New habitat in the Nene Valley

New habitat in the Nene Valley

Rotary ditcher Nene Valley by Caroline Fitton

The country's only rotary ditcher machine has been hard at work in the Nene Valley creating a swathe of ditches and channels - new habitats for breeding and overwintering wading birds

A unique piece of equipment called a rotary ditcher has been busy in Northamptonshire over the past week creating swathes of channels and shallow ditches totalling more than 7km across farm land and nature reserves in the Nene Valley for breeding and overwintering wading birds. The only one of its kind in the country, the ditcher was bought from America in 2013 by the RSPB, and is now hired out for wetland conservation projects via contractors RC Baker, based in Banbury.

With the use of LIDAR mapping (an acronym of light detection and ranging: a surveying method measuring distance by illuminating the target with laser light, measuring reflected light with a sensor to build up a digital 3D representation, see below), the Trust have been planning the optimum area to create these channels for the past year.

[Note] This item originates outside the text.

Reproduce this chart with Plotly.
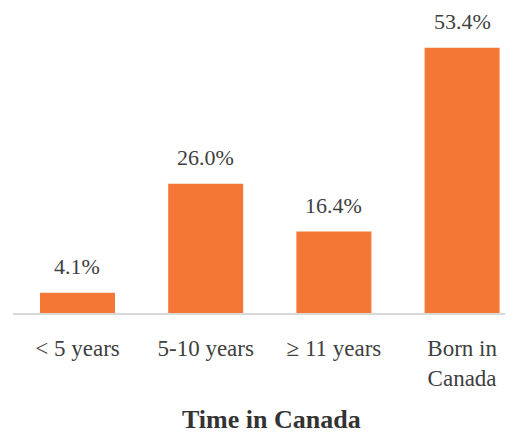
import plotly.graph_objects as go

categories = ["< 5 years", "5-10 years", "≥ 11 years", "Born in<br>Canada"]
values = [4.1, 26.0, 16.4, 53.4]
labels = ["4.1%", "26.0%", "16.4%", "53.4%"]
axis_title = "Time in Canada"

FONT = "Liberation Serif, Times New Roman, DejaVu Serif, serif"
BAR = "#F47735"
TXT = "#404040"

fig = go.Figure()
fig.add_trace(go.Bar(
    x=categories, y=values,
    marker=dict(color=BAR, line=dict(width=0)),
    hoverinfo="skip",
))

for c, v, t in zip(categories, values, labels):
    fig.add_annotation(
        x=c, y=v, text=t, showarrow=False, yanchor="bottom", yshift=12,
        font=dict(family=FONT, size=22, color=TXT),
    )

fig.add_annotation(
    xref="paper", yref="paper", x=0.516, y=0, yshift=-106, yanchor="middle",
    text="<b>" + axis_title + "</b>", showarrow=False,
    font=dict(family=FONT, size=26, color="#333333"),
)

fig.update_layout(
    width=505, height=425,
    margin=dict(l=5, r=0, t=7, b=120),
    paper_bgcolor="white", plot_bgcolor="white",
    bargap=0.415,
    showlegend=False,
    font=dict(family=FONT),
    xaxis=dict(
        type="category",
        range=[-0.503, 3.397],
        showline=True, linecolor="#D9D9D9", linewidth=2,
        showgrid=False, ticks="",
        tickfont=dict(family=FONT, size=23, color=TXT),
        ticklabelstandoff=13,
    ),
    yaxis=dict(
        range=[0, 60], visible=False, showgrid=False, zeroline=False,
    ),
)

fig.write_html("out.html")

Matt Johnson, the Trust's Living Landscape Manager for Northamptonshire said: “The rotary ditcher project has been a fantastic opportunity to work with six local farmers to create over 7km of ditches and 10 scrapes across the Nene Valley thanks to the Farming for the Future project part of the National Lottery Heritage Funded Nenescape project. The work on the ground is the conclusion of a year’s work of planning and partnership working and restores wetland features to priority breeding wader sites identified by the Trust in 2002. It's been great to see the enthusiasm for the project from both the farmers and other conservation organisations working in the valley and we are delighted with the dramatic changes to the sites. We look forward to seeing the results of the work next spring when the wetland features should be providing prime habitat encouraging waders such as lapwing and redshank (both of which have declined in the valley) to stay and breed.”

 

Lidar map Peartree Farm by Caroline Fitton

Lidar map Peartree Farm by Caroline Fitton

At Peartree Farm, Aldwincle in a field belonging to farmer Tim Hankins, the rotary ditcher was operated by driver Dan Doyley, who first set the laser equipment - one machine on a step ladder, which sends signals to a receiver on the back of the ditcher. Roaring into action, once the ditcher lowers the central cutting blade to dig a channel to the depth set by the laser, turf and earth fly dramatically from the extractor shoot, widely distributed onto the surrounding area. ITV Anglia News came along to film the uniqe machine in action.

Tim Hankins has been putting wildlife friendly practices into action at Peartree Farm for nearly three decades and embraced the opportunity to create the new habitats: "We are custodians of the land for future generations, I've always enjoyed the wildlife side of the farm and have been following wildlife schemes for the past 27 years - planting in hedges, creating wildlife corridors. By summer this field will be greened in again and we look forward to seeing the birds; we'll always do the best we can for wildlife."

Farming for the Future is a three year project working with farmers and landowners in the Nene Valley from Northampton to Peterborough funded by the National Lottery Heritage Fund through Nenescape to help restore and create meadow and wetland habitats as well as undertake vital infrastructural improvements to tackle diffuse pollution & aid water quality. Farming is at a time of change with the implications of Brexit and the push for more environmentally friendly methods being adopted.